TASK BRIEF.
Quote the data below in full, minus the images.

DATASET SECTION.

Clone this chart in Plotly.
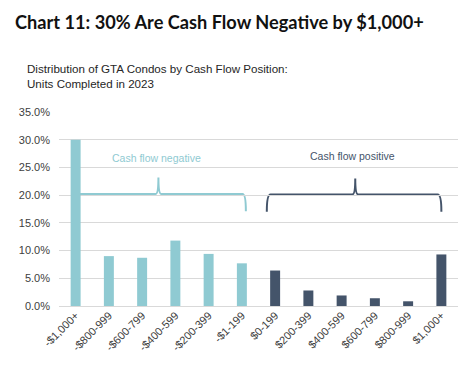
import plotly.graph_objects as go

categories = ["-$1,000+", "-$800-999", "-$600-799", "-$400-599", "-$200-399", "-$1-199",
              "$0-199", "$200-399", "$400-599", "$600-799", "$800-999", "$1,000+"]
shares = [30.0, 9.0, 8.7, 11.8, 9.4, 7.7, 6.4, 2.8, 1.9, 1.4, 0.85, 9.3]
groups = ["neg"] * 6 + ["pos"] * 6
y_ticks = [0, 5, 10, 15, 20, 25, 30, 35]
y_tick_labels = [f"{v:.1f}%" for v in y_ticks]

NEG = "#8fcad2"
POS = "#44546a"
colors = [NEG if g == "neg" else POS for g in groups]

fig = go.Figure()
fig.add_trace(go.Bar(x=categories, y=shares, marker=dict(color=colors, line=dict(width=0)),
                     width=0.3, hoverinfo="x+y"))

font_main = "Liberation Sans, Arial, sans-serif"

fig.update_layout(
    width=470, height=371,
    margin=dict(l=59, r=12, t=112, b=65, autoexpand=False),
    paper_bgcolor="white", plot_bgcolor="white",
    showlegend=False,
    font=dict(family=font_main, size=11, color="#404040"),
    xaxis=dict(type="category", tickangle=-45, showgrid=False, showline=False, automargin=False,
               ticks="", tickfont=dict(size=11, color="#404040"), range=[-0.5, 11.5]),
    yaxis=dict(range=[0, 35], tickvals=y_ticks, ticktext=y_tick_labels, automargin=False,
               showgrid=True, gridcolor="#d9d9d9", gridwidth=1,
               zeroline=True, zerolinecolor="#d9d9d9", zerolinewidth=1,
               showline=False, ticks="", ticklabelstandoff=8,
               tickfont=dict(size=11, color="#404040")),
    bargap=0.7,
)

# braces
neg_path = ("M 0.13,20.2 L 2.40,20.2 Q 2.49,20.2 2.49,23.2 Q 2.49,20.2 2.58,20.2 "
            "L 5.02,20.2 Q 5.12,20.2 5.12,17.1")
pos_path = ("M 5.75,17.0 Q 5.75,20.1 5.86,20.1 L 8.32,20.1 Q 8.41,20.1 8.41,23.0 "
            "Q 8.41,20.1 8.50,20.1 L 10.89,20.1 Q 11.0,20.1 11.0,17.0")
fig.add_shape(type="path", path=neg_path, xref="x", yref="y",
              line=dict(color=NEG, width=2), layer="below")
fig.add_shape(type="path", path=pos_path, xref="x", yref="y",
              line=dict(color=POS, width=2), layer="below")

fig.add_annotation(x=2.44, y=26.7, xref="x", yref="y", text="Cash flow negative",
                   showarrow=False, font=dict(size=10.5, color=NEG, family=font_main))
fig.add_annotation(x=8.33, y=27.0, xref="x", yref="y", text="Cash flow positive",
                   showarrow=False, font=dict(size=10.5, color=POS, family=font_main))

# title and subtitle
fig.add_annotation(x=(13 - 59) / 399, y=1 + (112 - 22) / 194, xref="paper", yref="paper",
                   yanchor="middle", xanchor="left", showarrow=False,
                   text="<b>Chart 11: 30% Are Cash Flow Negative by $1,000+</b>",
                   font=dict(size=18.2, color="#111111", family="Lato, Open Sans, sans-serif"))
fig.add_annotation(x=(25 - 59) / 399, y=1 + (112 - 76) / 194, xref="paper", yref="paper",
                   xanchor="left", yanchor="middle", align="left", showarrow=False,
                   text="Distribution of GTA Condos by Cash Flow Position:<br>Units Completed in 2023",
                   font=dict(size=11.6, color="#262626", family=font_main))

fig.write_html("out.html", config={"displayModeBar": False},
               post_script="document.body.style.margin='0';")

THE COMPLETED TASK.
Clone this chart in Plotly.
import plotly.graph_objects as go

categories = ["-$1,000+", "-$800-999", "-$600-799", "-$400-599", "-$200-399", "-$1-199",
              "$0-199", "$200-399", "$400-599", "$600-799", "$800-999", "$1,000+"]
shares = [30.0, 9.0, 8.7, 11.8, 9.4, 7.7, 6.4, 2.8, 1.9, 1.4, 0.85, 9.3]
groups = ["neg"] * 6 + ["pos"] * 6
y_ticks = [0, 5, 10, 15, 20, 25, 30, 35]
y_tick_labels = [f"{v:.1f}%" for v in y_ticks]

NEG = "#8fcad2"
POS = "#44546a"
colors = [NEG if g == "neg" else POS for g in groups]

fig = go.Figure()
fig.add_trace(go.Bar(x=categories, y=shares, marker=dict(color=colors, line=dict(width=0)),
                     width=0.3, hoverinfo="x+y"))

font_main = "Liberation Sans, Arial, sans-serif"

fig.update_layout(
    width=470, height=371,
    margin=dict(l=59, r=12, t=112, b=65, autoexpand=False),
    paper_bgcolor="white", plot_bgcolor="white",
    showlegend=False,
    font=dict(family=font_main, size=11, color="#404040"),
    xaxis=dict(type="category", tickangle=-45, showgrid=False, showline=False, automargin=False,
               ticks="", tickfont=dict(size=11, color="#404040"), range=[-0.5, 11.5]),
    yaxis=dict(range=[0, 35], tickvals=y_ticks, ticktext=y_tick_labels, automargin=False,
               showgrid=True, gridcolor="#d9d9d9", gridwidth=1,
               zeroline=True, zerolinecolor="#d9d9d9", zerolinewidth=1,
               showline=False, ticks="", ticklabelstandoff=8,
               tickfont=dict(size=11, color="#404040")),
    bargap=0.7,
)

# braces
neg_path = ("M 0.13,20.2 L 2.40,20.2 Q 2.49,20.2 2.49,23.2 Q 2.49,20.2 2.58,20.2 "
            "L 5.02,20.2 Q 5.12,20.2 5.12,17.1")
pos_path = ("M 5.75,17.0 Q 5.75,20.1 5.86,20.1 L 8.32,20.1 Q 8.41,20.1 8.41,23.0 "
            "Q 8.41,20.1 8.50,20.1 L 10.89,20.1 Q 11.0,20.1 11.0,17.0")
fig.add_shape(type="path", path=neg_path, xref="x", yref="y",
              line=dict(color=NEG, width=2), layer="below")
fig.add_shape(type="path", path=pos_path, xref="x", yref="y",
              line=dict(color=POS, width=2), layer="below")

fig.add_annotation(x=2.44, y=26.7, xref="x", yref="y", text="Cash flow negative",
                   showarrow=False, font=dict(size=10.5, color=NEG, family=font_main))
fig.add_annotation(x=8.33, y=27.0, xref="x", yref="y", text="Cash flow positive",
                   showarrow=False, font=dict(size=10.5, color=POS, family=font_main))

# title and subtitle
fig.add_annotation(x=(13 - 59) / 399, y=1 + (112 - 22) / 194, xref="paper", yref="paper",
                   yanchor="middle", xanchor="left", showarrow=False,
                   text="<b>Chart 11: 30% Are Cash Flow Negative by $1,000+</b>",
                   font=dict(size=18.2, color="#111111", family="Lato, Open Sans, sans-serif"))
fig.add_annotation(x=(25 - 59) / 399, y=1 + (112 - 76) / 194, xref="paper", yref="paper",
                   xanchor="left", yanchor="middle", align="left", showarrow=False,
                   text="Distribution of GTA Condos by Cash Flow Position:<br>Units Completed in 2023",
                   font=dict(size=11.6, color="#262626", family=font_main))

fig.write_html("out.html", config={"displayModeBar": False},
               post_script="document.body.style.margin='0';")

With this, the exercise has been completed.